Creative and Joyful Artefacts of Educational Experiences 

The central component of our creative workshops was providing sufficient time space and materials to allow students to bring creativity and facilitate conditions for joy through creating, connecting and producing material artefacts together. Our student participants and co-researchers also took time to sit, to chat and to create an artefact that may or may not have been related to joy. Stories and biographies were documented, political statements were captured and the weight of inaccessible and hierarchical systems were outlined to demonstrate the ways in which many of us don’t fit. As creative and participatory methodologists, we know that such ways of working through art-based tools facilitate a route into such strengths of feelings.

Opening up the 'Jar of Joy' 

 As we brought our workshops to a close, due to the weight of the content, the emotions in the room and the participatory processes, we sought to consolidate and check in with all student participants and co-researchers at the end of the session. We did this via our ‘jar of joy’. This was a sweetie style glass jar with a paper tag that read ‘jar of joy’ where students were asked to think of a word or statement to reflect their feelings as a result of participation from the workshops.

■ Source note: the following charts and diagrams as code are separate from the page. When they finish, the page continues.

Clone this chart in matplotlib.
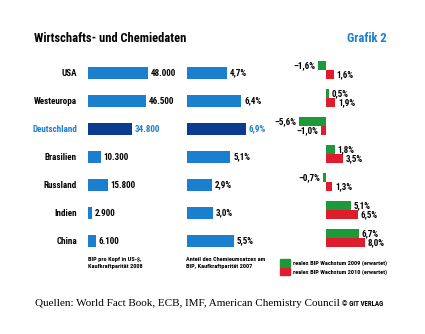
import matplotlib.pyplot as plt
from matplotlib.patches import Patch

# data
countries = ["USA", "Westeuropa", "Deutschland", "Brasilien", "Russland", "Indien", "China"]
bip_kopf = [48000, 46500, 34800, 10300, 15800, 2900, 6100]
chemie_anteil = [4.7, 6.4, 6.9, 5.1, 2.9, 3.0, 5.5]
wachstum_2009 = [-1.6, 0.5, -5.6, 1.8, -0.7, 5.1, 6.7]
wachstum_2010 = [1.6, 1.9, -1.0, 3.5, 1.3, 6.5, 8.0]
highlight = "Deutschland"

BLUE = "#1a7fcf"
DARK = "#0a3d8f"
GREEN = "#1c9a3a"
RED = "#e01b2b"

plt.rcParams["font.family"] = ["Roboto Condensed", "DejaVu Sans"]
plt.rcParams["font.weight"] = "bold"

W, H = 425, 334
fig = plt.figure(figsize=(W / 100, H / 100), dpi=100)


def box(left, top, width, height):
    # pixel box -> figure fraction
    return [left / W, 1 - (top + height) / H, width / W, height / H]


def de_int(v):
    return f"{v:,.0f}".replace(",", ".")


def de_pct(v):
    s = f"{abs(v):.1f}".replace(".", ",") + "%"
    return ("\u2013" if v < 0 else "") + s


ypos = list(range(len(countries)))
bar_cols = [DARK if c == highlight else BLUE for c in countries]
txt_cols = [BLUE if c == highlight else "black" for c in countries]

ax1 = fig.add_axes(box(88, 59, 80, 196))
ax2 = fig.add_axes(box(187, 59, 85, 196))
ax3 = fig.add_axes(box(287, 56, 88, 196))

b1 = ax1.barh(ypos, bip_kopf, height=0.43, color=bar_cols)
ax1.set_xlim(0, 64000)
lab = ax1.bar_label(b1, labels=[de_int(v) for v in bip_kopf], padding=2, fontsize=6.5)
for t, c in zip(lab, txt_cols):
    t.set_color(c)

b2 = ax2.barh(ypos, chemie_anteil, height=0.43, color=bar_cols)
ax2.set_xlim(0, 10)
lab = ax2.bar_label(b2, labels=[de_pct(v) for v in chemie_anteil], padding=2, fontsize=6.5)
for t, c in zip(lab, txt_cols):
    t.set_color(c)

h = 0.32
g = ax3.barh([y - h / 2 for y in ypos], wachstum_2009, height=h, color=GREEN)
r = ax3.barh([y + h / 2 for y in ypos], wachstum_2010, height=h, color=RED)
ax3.set_xlim(-8, 10)
ax3.bar_label(g, labels=[de_pct(v) for v in wachstum_2009], padding=2, fontsize=6.5)
ax3.bar_label(r, labels=[de_pct(v) for v in wachstum_2010], padding=2, fontsize=6.5)

for ax in (ax1, ax2, ax3):
    ax.set_ylim(len(countries) - 0.5, -0.5)
    for s in ax.spines.values():
        s.set_visible(False)
    ax.set_xticks([])
ax2.set_yticks([])
ax3.set_yticks([])

ax1.set_yticks(ypos)
ax1.set_yticklabels(countries, fontsize=6.5)
ax1.tick_params(axis="y", length=0, pad=8)
for t, c in zip(ax1.get_yticklabels(), txt_cols):
    t.set_color(c)

fig.text(34 / W, 1 - 38 / H, "Wirtschafts- und Chemiedaten", fontsize=9, va="center", ha="left")
fig.text(387 / W, 1 - 38 / H, "Grafik 2", fontsize=9, color=BLUE, va="center", ha="right")

fig.text(88 / W, 1 - 257 / H, "BIP pro Kopf in US-$,\nKaufkraftparität 2008",
         fontsize=4.5, va="top", ha="left", linespacing=1.5)
fig.text(186 / W, 1 - 257 / H, "Anteil des Chemieumsatzes am\nBIP, Kaufkraftparität 2007",
         fontsize=4.5, va="top", ha="left", linespacing=1.5)

handles = [Patch(color=GREEN), Patch(color=RED)]
fig.legend(handles, ["reales BIP Wachstum 2009 (erwartet)", "reales BIP Wachstum 2010 (erwartet)"],
           loc="upper left", bbox_to_anchor=(276 / W, 1 - 255 / H), frameon=False,
           fontsize=4.5, handlelength=1.6, handleheight=1.5, labelspacing=0.1,
           handletextpad=0.4, borderpad=0.2)

fig.text(35 / W, 1 - 304 / H, "Quellen: World Fact Book, ECB, IMF, American Chemistry Council",
         fontsize=8, family="Liberation Serif", weight="normal", va="center", ha="left")
fig.text(342 / W, 1 - 304 / H, "\u00a9 GIT VERLAG", fontsize=5, va="center", ha="left")

fig.savefig("out.png", dpi=100)
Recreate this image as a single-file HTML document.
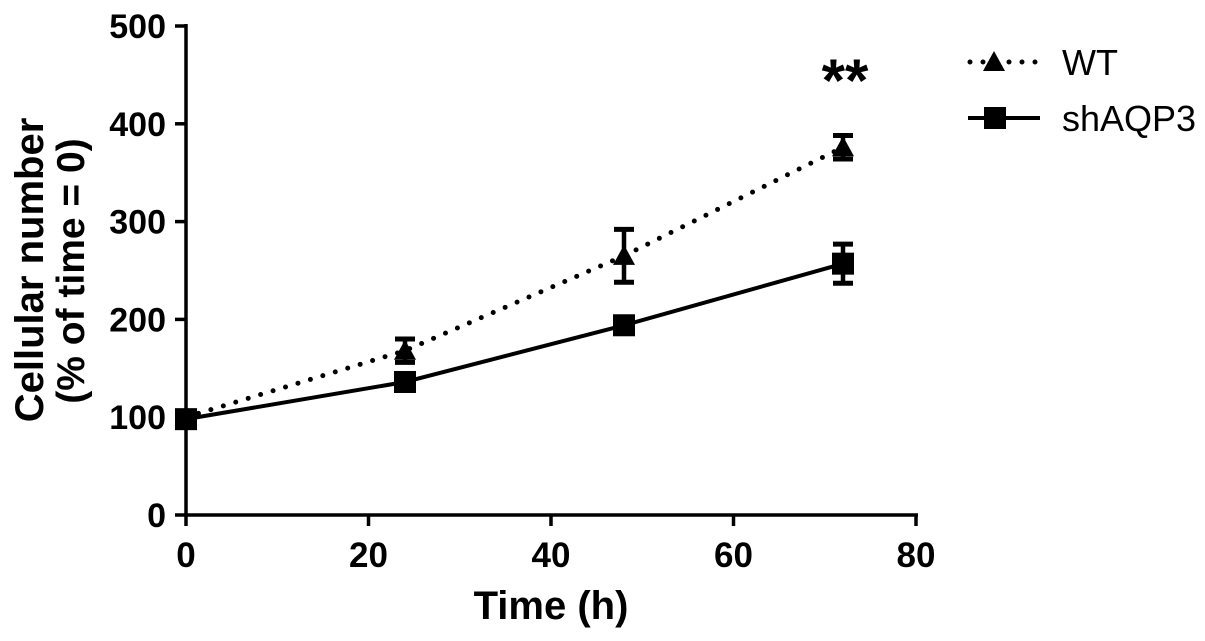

It is important to note that academic leads were not present for these sessions, as requested by the student lead researchers to challenge power imbalances and to enhance student voice. Examples from the jar of joy were statements and words such as ‘aglow’, ‘expression’, ‘inspired’, ‘refreshed’, ‘I don’t feel alone’, ‘I feel valued’, ‘relaxed’, ‘I feel encouraged’, ‘I feel heard’ and simply, ‘I feel better’. And what this does is speak to the very notion of joy - the elation of the right relation - collaborative, participatory, distributed power and creating a flexible and open space in which creativity and joy can be felt in a way in which people learn together. Whatever that learning might be.